Cutting the Knot
THE WEEK|June 04, 2017

While Pakistan sharpens its knives to take on Salve and company in the ICJ, India needs to strengthen its diplomatic outreach to save Kulbhushan Jadhav.

Rekha Dixit
Cutting the Knot

On May 8, when India filed a petition at the International Court of Justice seeking a provisional stay on former naval commander Kulbhushan Jadhav’s hanging, Pakistan was caught unprepared. Pakistan floundered in gathering up a convincing defence in the tight one week deadline it got before the ICJ heard the case, while India had all its ammunition ready.

Pakistan, which retired hurt, is now determined to return to the arena with knives sharpened. Sardar Ayaz Sadiq, speaker of the Pakistan National Assembly and chair of the Parliamentary Committee for National Security, told parliamentarians that they would defend their position “forcefully’’, and that this time, attorney general Ashtar Ausaf Ali, too, would be part of the legal team. With India on the offensive in the first battle, it had the advantage of surprise. In the war ahead, however, India will have to second guess Pakistan’s moves. The ball is now in Pakistan’s court.

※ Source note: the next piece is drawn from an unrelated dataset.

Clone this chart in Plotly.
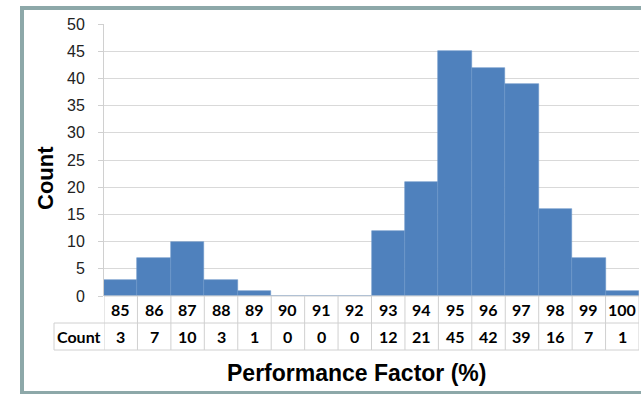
import plotly.graph_objects as go

categories = [85, 86, 87, 88, 89, 90, 91, 92, 93, 94, 95, 96, 97, 98, 99, 100]
counts = [3, 7, 10, 3, 1, 0, 0, 0, 12, 21, 45, 42, 39, 16, 7, 1]
y_ticks = [0, 5, 10, 15, 20, 25, 30, 35, 40, 45, 50]

W, H = 641, 394
ML, MR, MT, MB = 104, 2, 24, 98
PW, PH = W - ML - MR, H - MT - MB

def py(pix):  # pixel y (from top) -> paper y
    return (H - MB - pix) / PH

def px(pix):  # pixel x -> paper x
    return (pix - ML) / PW

fig = go.Figure()
fig.add_trace(go.Bar(
    x=categories, y=counts, width=1,
    marker=dict(color="#4F81BD", line=dict(color="#6A95C9", width=0.6)),
    hoverinfo="x+y",
))

shapes = []
grid = "#D0D0D0"
row1_bot = py(323)
row2_bot = py(350)
x_lo = categories[0] - 0.5
x_hi = categories[-1] + 0.5
cnt_x0 = px(54)

def line(x0, x1, y0, y1, xref="paper"):
    shapes.append(dict(type="line", xref=xref, yref="paper", x0=x0, x1=x1, y0=y0, y1=y1,
                       line=dict(color=grid, width=1)))

for yv in [row1_bot, row2_bot]:
    line(cnt_x0, 1, yv, yv)
line(0, 1, 0, 0)
for i in range(len(categories) + 1):
    xv = x_lo + i
    line(xv, xv, 0, row2_bot, xref="x")
line(cnt_x0, cnt_x0, row1_bot, row2_bot)
shapes.append(dict(type="rect", xref="paper", yref="paper",
                   x0=px(22), x1=px(W + 5), y0=py(8), y1=py(393),
                   line=dict(color="#8DA8A9", width=4), fillcolor="rgba(0,0,0,0)", layer="below"))

annotations = []
tfont = dict(family="Lato, Open Sans, Arial", size=16, color="#000000")
def ann(x, y, text, font, xref="x", yref="paper", **kw):
    annotations.append(dict(x=x, y=y, xref=xref, yref=yref, text=text, showarrow=False,
                            xanchor="center", yanchor="middle", font=font, **kw))

for c, v in zip(categories, counts):
    ann(c, (0 + row1_bot) / 2, f"<b>{c}</b>", tfont)
    ann(c, (row1_bot + row2_bot) / 2, f"<b>{v}</b>", tfont)
ann(cnt_x0 / 2, (row1_bot + row2_bot) / 2, "<b>Count</b>", tfont, xref="paper")
ann(px(356), py(373), "<b>Performance Factor (%)</b>",
    dict(family="Liberation Sans, Arial", size=23, color="#000000"), xref="paper")
ann(px(45), py(178), "<b>Count</b>",
    dict(family="Liberation Sans, Arial", size=22, color="#000000"), xref="paper", textangle=-90)

fig.update_layout(
    width=W, height=H,
    margin=dict(l=ML, r=MR, t=MT, b=MB),
    paper_bgcolor="white", plot_bgcolor="white",
    showlegend=False, bargap=0,
    xaxis=dict(range=[x_lo, x_hi], showticklabels=False, showgrid=False, zeroline=False,
               showline=False, ticks=""),
    yaxis=dict(range=[0, 50], tickvals=y_ticks, showgrid=True, gridcolor="#D9D9D9", gridwidth=1,
               zeroline=False, showline=True, linecolor="#D0D0D0", linewidth=1,
               ticks="outside", ticklen=5, tickcolor="#D0D0D0", ticklabelstandoff=10,
               tickfont=dict(family="Liberation Sans, Arial", size=16, color="#222222")),
    shapes=shapes,
    annotations=annotations,
)

fig.write_html("out.html", config={"displayModeBar": False},
               post_script="document.body.style.margin='0';document.body.style.overflow='hidden';")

Pakistan is still mulling over what its best options are. Legal experts and politicians in Pakistan might bicker among themselves over what went wrong at the ICJ, but the country is putting together a defence that should not be taken lightly by India, however strong its own legal team may be. The bickering is for media consumption and political posturing. Behind this curtain, though, a legal team is being put together to examine every point through which Pakistan can salvage or avenge the face it lost. Some feel that an unprepared Pakistan lost the opportunity to get an ad hoc judge to the 11-member jury which passed the order, while India had a judge, Dalveer Bhandari, on the bench. Pakistan now has the chance to select its ad hoc nominee for the case.